U2 Is Back Out On Edge With bracing ‘Baby’

It’s been 4-1/2 years since the last studio album from U2, the fiery Irish rock band that dominated the end of the ’80s with their strident anthems of rebellion and redemption.

Much of what they achieved seemed threatened by their very success, which spawned a typically overblown stadium tour and its subsequent documentation on self-important film and recorded versions. There seemed to be way too many comparisons to the Beatles, most of them coming from the band itself.

The years away from the public eye seemed to solve their overexposure problem. But there was very little exciting, frankly, about the music that slowly came forth. A version of “Night and Day” on the AIDS benefit album Red, Hot + Blue seemed all stage smoke and little substance. The score for a London musical of A Clockwork Orange by guitarist the Edge seemed indulgent and unlistenable.

Even the first single from their much-delayed Achtung Baby album, with its troubling title, was cause for worry. The nearly structureless “The Fly” was a common house-music variety, it turned out. It had a beat, a shimmering guitar and a soulful refrain, but none of it seemed to hang together particularly well or remain memorable. Rather, it sounded like a desperate stab at sounding like English chart upstarts Jesus Jones and EMF.

It’s a pleasure and a relief to report that on the entire Achtung Baby, finally out in stores today, “The Fly” makes perfect sense and sounds better within the context of the whole album, a bracing, exciting change of pace for U2 that heralds a new chapter for the still very important band.

Brian Eno, who helped produce, wrote in Rolling Stone that during the one-year recording process, the bywords were: “trashy, throwaway, dark, sexy and industrial (all good)” while “earnest, polite, sweet, righteous, rockist and linear” were considered all bad. “It was good if a song took you on a journey or made you think your hi-fi was broken, bad if it reminded you of recording studios or U2,” Eno wrote.

By doing away with expectations to either sound like itself or be righteous, which was long its code, U2 has opened itself up to a world of new and sonically updated music.

The band’s aim — from the metallic arpeggio that begins the album to the raw, stark sound of Bono on the vocals — is to challenge their legions of fans. Although the band retains the usually pristine and atmospheric production of Daniel Lanois, the sound absolutely crackles with a revitalized, post-industrial buzz, with experimental vocals, generally big drum sounds and startling electric guitar riffs slicing through the stormy din. At the core of the tunes are the Edge’s melodic, ringing chords and Bono’s impassioned vocals, making it all unmistakable U2.

Early word on the album was that a dance beat played a more prominent role. And while that might be somewhat true, it never seems done in an obvious or pandering way. The second single, “Mysterious Ways” seems to better meld dance and rock.

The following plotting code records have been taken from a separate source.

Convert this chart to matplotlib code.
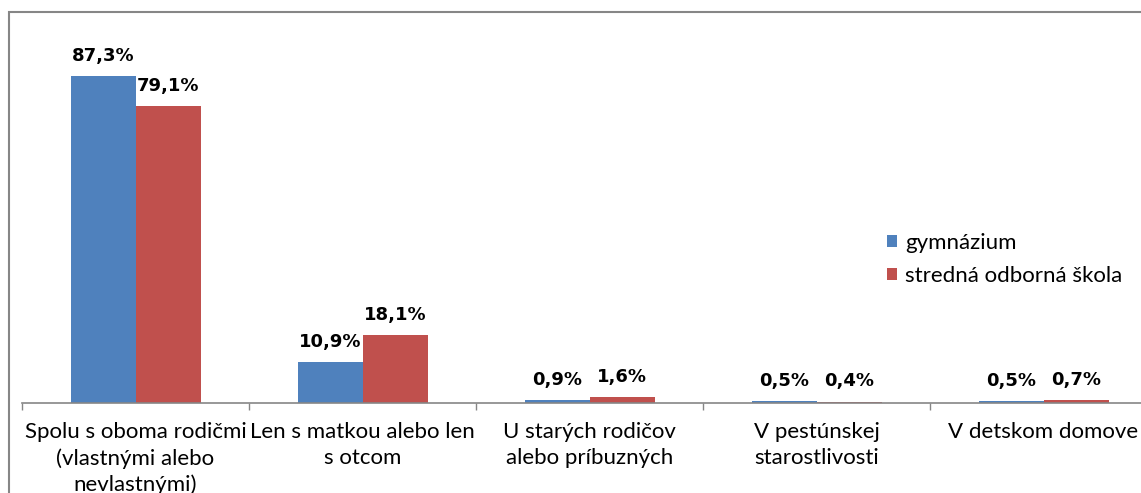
import matplotlib.pyplot as plt
import numpy as np
from matplotlib.patches import Rectangle

categories = [
    "Spolu s oboma rodičmi\n(vlastnými alebo\nnevlastnými)",
    "Len s matkou alebo len\ns otcom",
    "U starých rodičov\nalebo príbuzných",
    "V pestúnskej\nstarostlivosti",
    "V detskom domove",
]
gymnazium = [87.3, 10.9, 0.9, 0.5, 0.5]
sos = [79.1, 18.1, 1.6, 0.4, 0.7]
series_names = ["gymnázium", "stredná odborná škola"]

BLUE = "#4F81BD"
RED = "#C0504D"
GRAY = "#868686"

W, H = 1141, 493
fig = plt.figure(figsize=(W / 100, H / 100), dpi=100)

# chart border (cut off at right and bottom like the original)
fig.patches.append(Rectangle((9 / W, -0.1), 1.2, 1.1 - 12 / H,
                             transform=fig.transFigure, fill=False,
                             edgecolor=GRAY, linewidth=1.5))

left, right, bottom, top = 22, 1157, 403, 28
ax = fig.add_axes([left / W, 1 - bottom / H, (right - left) / W, (bottom - top) / H])

x = np.arange(len(categories))
bw = 65 / 227
b1 = ax.bar(x - bw / 2, gymnazium, bw, color=BLUE, label=series_names[0])
b2 = ax.bar(x + bw / 2, sos, bw, color=RED, label=series_names[1])

for bars, vals in ((b1, gymnazium), (b2, sos)):
    for rect, v in zip(bars, vals):
        ax.annotate(f"{v:.1f}%".replace(".", ","),
                    (rect.get_x() + rect.get_width() / 2, v),
                    xytext=(0, 8), textcoords="offset points",
                    ha="center", va="bottom", fontsize=13,
                    fontweight="bold", family="DejaVu Sans", color="black")

ax.set_xlim(-0.5, len(categories) - 0.5)
ax.set_ylim(0, 100)
ax.set_yticks([])
for s in ("top", "right", "left"):
    ax.spines[s].set_visible(False)
ax.spines["bottom"].set_color(GRAY)
ax.spines["bottom"].set_linewidth(1.2)

ax.set_xticks(np.arange(len(categories) + 1) - 0.5, minor=False)
ax.set_xticklabels([])
ax.tick_params(axis="x", which="major", length=5, color=GRAY, width=1)
ax.set_xticks(x, minor=True)
ax.set_xticklabels(categories, minor=True, fontsize=16, family="Lato",
                   linespacing=1.35, va="top")
ax.tick_params(axis="x", which="minor", length=0, pad=14, labelcolor="black")

leg = fig.legend(loc="upper left", bbox_to_anchor=(867 / W, 1 - 213 / H),
                 frameon=False, prop={"family": "Lato", "size": 16},
                 handlelength=0.45, handleheight=0.45, handletextpad=0.35,
                 labelspacing=0.6)

fig.savefig("out.png", dpi=100)
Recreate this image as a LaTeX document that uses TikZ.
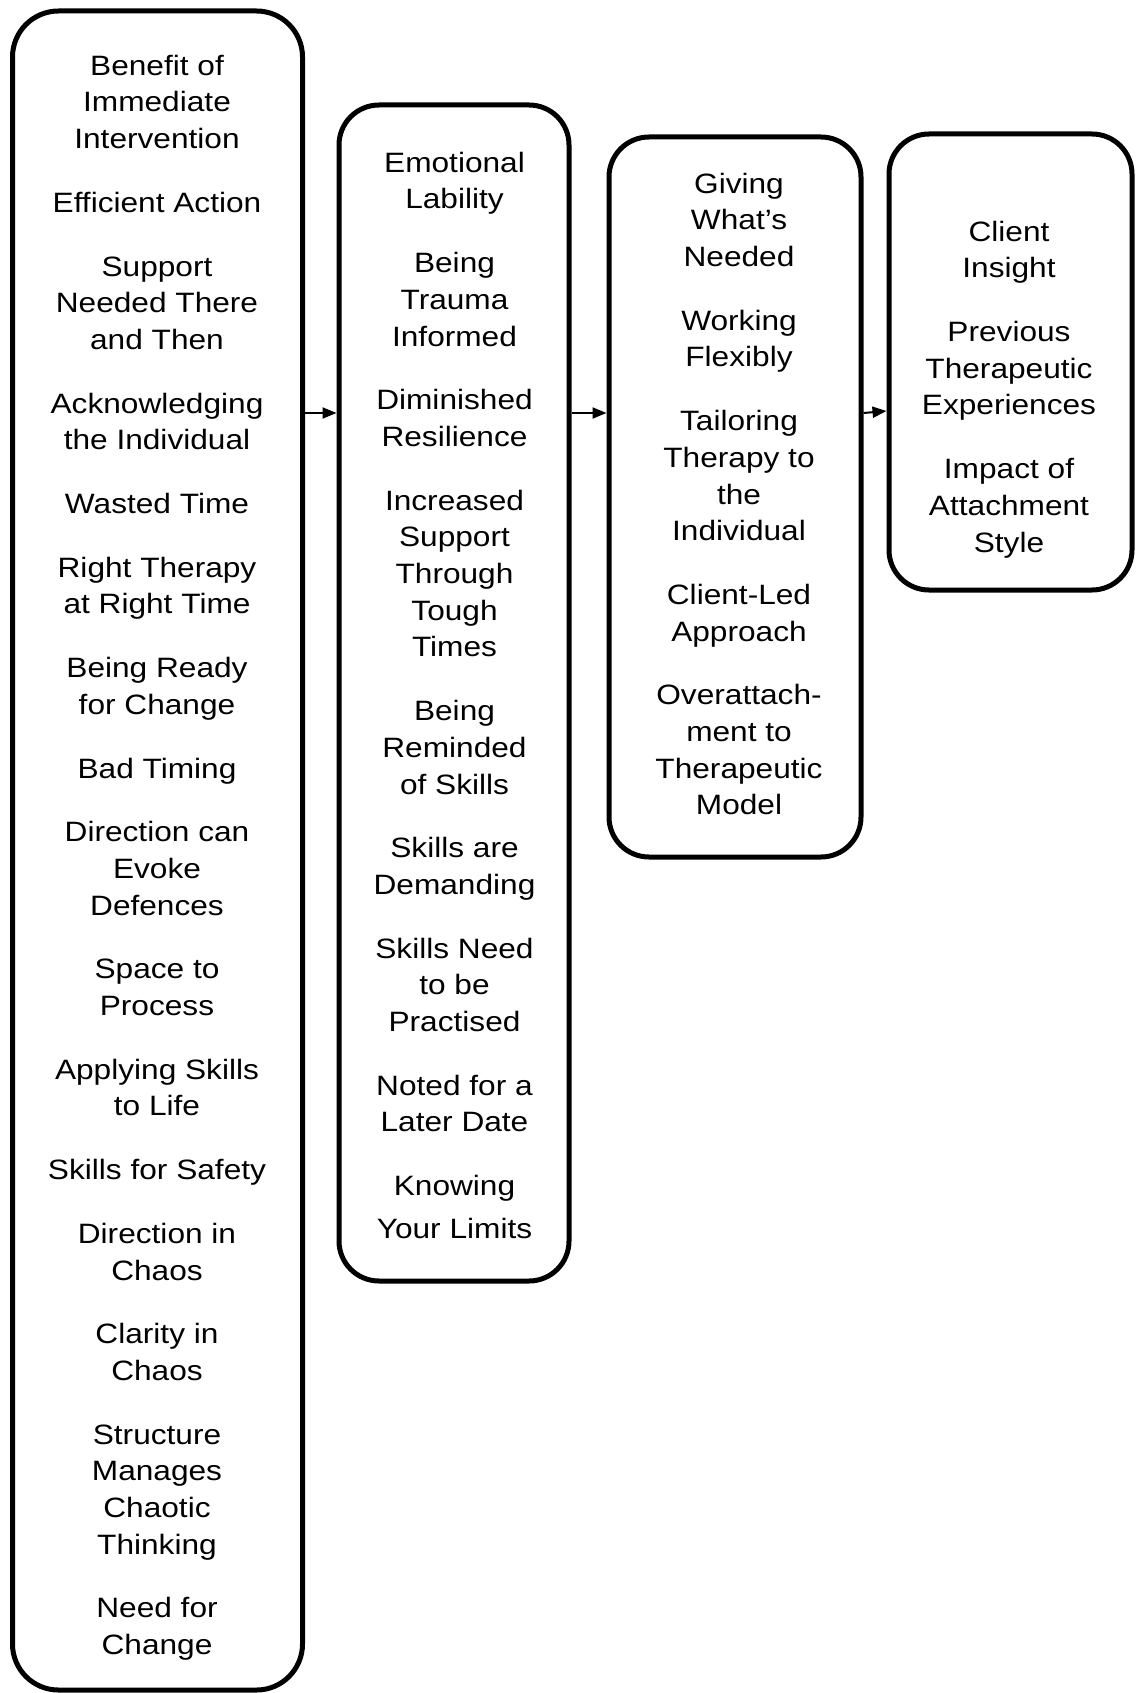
\documentclass[tikz,border=0pt]{standalone}
\usepackage{fontspec}
\setmainfont[FakeStretch=1.13]{Liberation Sans}
\usetikzlibrary{arrows.meta}

\tikzset{
  panel/.style={draw=black, line width=5pt, rounded corners=40pt, fill=white,
    inner sep=0pt},
  itemtext/.style={align=center, inner sep=0pt, anchor=north,
    font=\fontsize{28pt}{36.7pt}\selectfont},
  flow/.style={draw=black, line width=2pt, -{Triangle[length=14pt,width=11pt]}},
}
% space added between consecutive themes
\newcommand{\themegap}{\\[27pt]}

\begin{document}
\begin{tikzpicture}[x=1pt,y=-1pt]
  \useasboundingbox (0,0) rectangle (1138,1693);

  % rounded panels, one per column
  \node[panel, rounded corners=46pt, minimum width=290pt, minimum height=1679pt] (b1) at (157.5,850.5) {};
  \node[panel, minimum width=230pt, minimum height=1176pt] (b2) at (454,693) {};
  \node[panel, minimum width=252pt, minimum height=720pt]  (b3) at (735,497) {};
  \node[panel, minimum width=243pt, minimum height=456pt]  (b4) at (1010.5,362) {};

  % column contents
  \node[itemtext] (t1) at (157,49.3) {\strut Benefit of\\Immediate\\Intervention\themegap
    Efficient Action\themegap
    Support\\Needed There\\and Then\themegap
    Acknowledging\\the Individual\themegap
    Wasted Time\themegap
    Right Therapy\\at Right Time\themegap
    Being Ready\\for Change\themegap
    Bad Timing\themegap
    Direction can\\Evoke\\Defences\themegap
    Space to\\Process\themegap
    Applying Skills\\to Life\themegap
    Skills for Safety\themegap
    Direction in\\Chaos\themegap
    Clarity in\\Chaos\themegap
    Structure\\Manages\\Chaotic\\Thinking\themegap
    Need for\\Change};

  \node[itemtext] (t2) at (454.5,146.3) {\strut Emotional\\Lability\themegap
    Being\\Trauma\\Informed\themegap
    Diminished\\Resilience\themegap
    Increased\\Support\\Through\\Tough\\Times\themegap
    Being\\Reminded\\of Skills\themegap
    Skills are\\Demanding\themegap
    Skills Need\\to be\\Practised\themegap
    Noted for a\\Later Date\themegap
    Knowing\\[6.3pt]Your Limits};

  \node[itemtext] (t3) at (739,167.3) {\strut Giving\\What’s\\Needed\themegap
    Working\\Flexibly\themegap
    Tailoring\\Therapy to\\the\\Individual\themegap
    Client-Led\\Approach\themegap
    Overattach-\\ment to\\Therapeutic\\Model};

  \node[itemtext] (t4) at (1009,215.3) {\strut Client\\Insight\themegap
    Previous\\Therapeutic\\Experiences\themegap
    Impact of\\Attachment\\Style};

  % connectors between columns
  \coordinate (arrowrow) at (0,413);
  \coordinate (arrowrowb) at (0,411);
  \draw[flow] (b1.east |- arrowrow) -- (b2.west |- arrowrow);
  \draw[flow] (b2.east |- arrowrow) -- (b3.west |- arrowrow);
  \draw[flow] (b3.east |- arrowrow) -- (b4.west |- arrowrowb);
\end{tikzpicture}
\end{document}
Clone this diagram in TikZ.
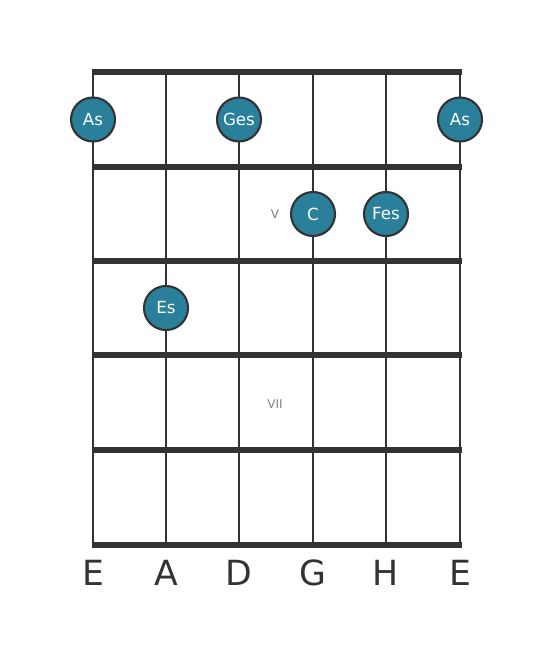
\documentclass[tikz,border=0pt]{standalone}
\usepackage{fontspec}
\setmainfont{DejaVu Sans}
\definecolor{notefill}{RGB}{42,127,155}
\definecolor{boardline}{RGB}{51,51,51}
\tikzset{
  note/.style={circle,draw=boardline,line width=1.6pt,fill=notefill,minimum size=33pt,inner sep=0pt,text=white,font=\fontsize{12.5}{14}\selectfont},
  fretnum/.style={text=gray,font=\fontsize{9}{11}\selectfont},
  stringname/.style={text=boardline,font=\fontsize{26}{30}\selectfont}
}

\begin{document}
\begin{tikzpicture}[x=0.75pt,y=0.75pt,yscale=-1,xscale=1]
\useasboundingbox (0,0) rectangle (553,656);
% strings
\foreach \sx in {93,166,239,313,386,460}
  \draw [boardline,line width=2pt] (\sx,72) -- (\sx,545);
% frets
\foreach \fy in {72,167,261,355,450,545}
  \draw [boardline,line width=3.8pt] (91.5,\fy) -- (461.5,\fy);
% fret numbers
\node [fretnum] (fretV) at (275,214) {V};
\node [fretnum] (fretVII) at (275,404) {VII};
% notes
\node [note] (asLow) at (93,119.5) {As};
\node [note] (ges) at (239,119.5) {Ges};
\node [note] (asHigh) at (460,119.5) {As};
\node [note] (c) at (313,214) {C};
\node [note] (fes) at (386,214) {Fes};
\node [note] (es) at (166,308) {Es};
% string names
\node [stringname] (nameE) at (93,573) {E};
\node [stringname] (nameA) at (166,573) {A};
\node [stringname] (nameD) at (239,573) {D};
\node [stringname] (nameG) at (313,573) {G};
\node [stringname] (nameH) at (386,573) {H};
\node [stringname] (nameEhigh) at (460,573) {E};
\end{tikzpicture}
\end{document}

No longer spokesmen for the saving of the world (the song “Tryin’ to Throw Your Arms Around the World” is about promiscuity), nor lecturers on the history of American popular music, U2 uses the dozen songs on Achtung Baby to focus — much more personally — on the painful comings and goings in a relationship. It may be seen as a song cycle on faithfulness in couples or faith itself on a grander scale, if one can cut through the dense lyrics, which are often as abstract and surprising as the sound.

“You’re the real thing,” Bono sings on the second song, quickly amending it, “You’re better than the real thing.”

The stream-of-consciousness “Who’s Gonna Ride Your Wild Horses” seems compiled of two different songs; nevertheless, they sound terrific together, and make up one of the album’s great anthems.

At times Bono seems to directly access the band’s bold new direction. “I’m ready, ready for what’s next,” he declares on the frantic album-opening “Zoo Station.” “Time is a train, makes the future the past. Leaves you standing in the station, your face pressed up against the glass.”

And to those with faces pressed to the glass, he inquires, on the next track: “Did I disappoint you?”

As rock ‘n’ roll continues to shatter into different directions, into post-punk, metal, industrial, alternative, mainstream and pop, U2 uses the strength of its standing to combine approaches and lead a unified group of rock fans into the next decade, on a train speeding forward.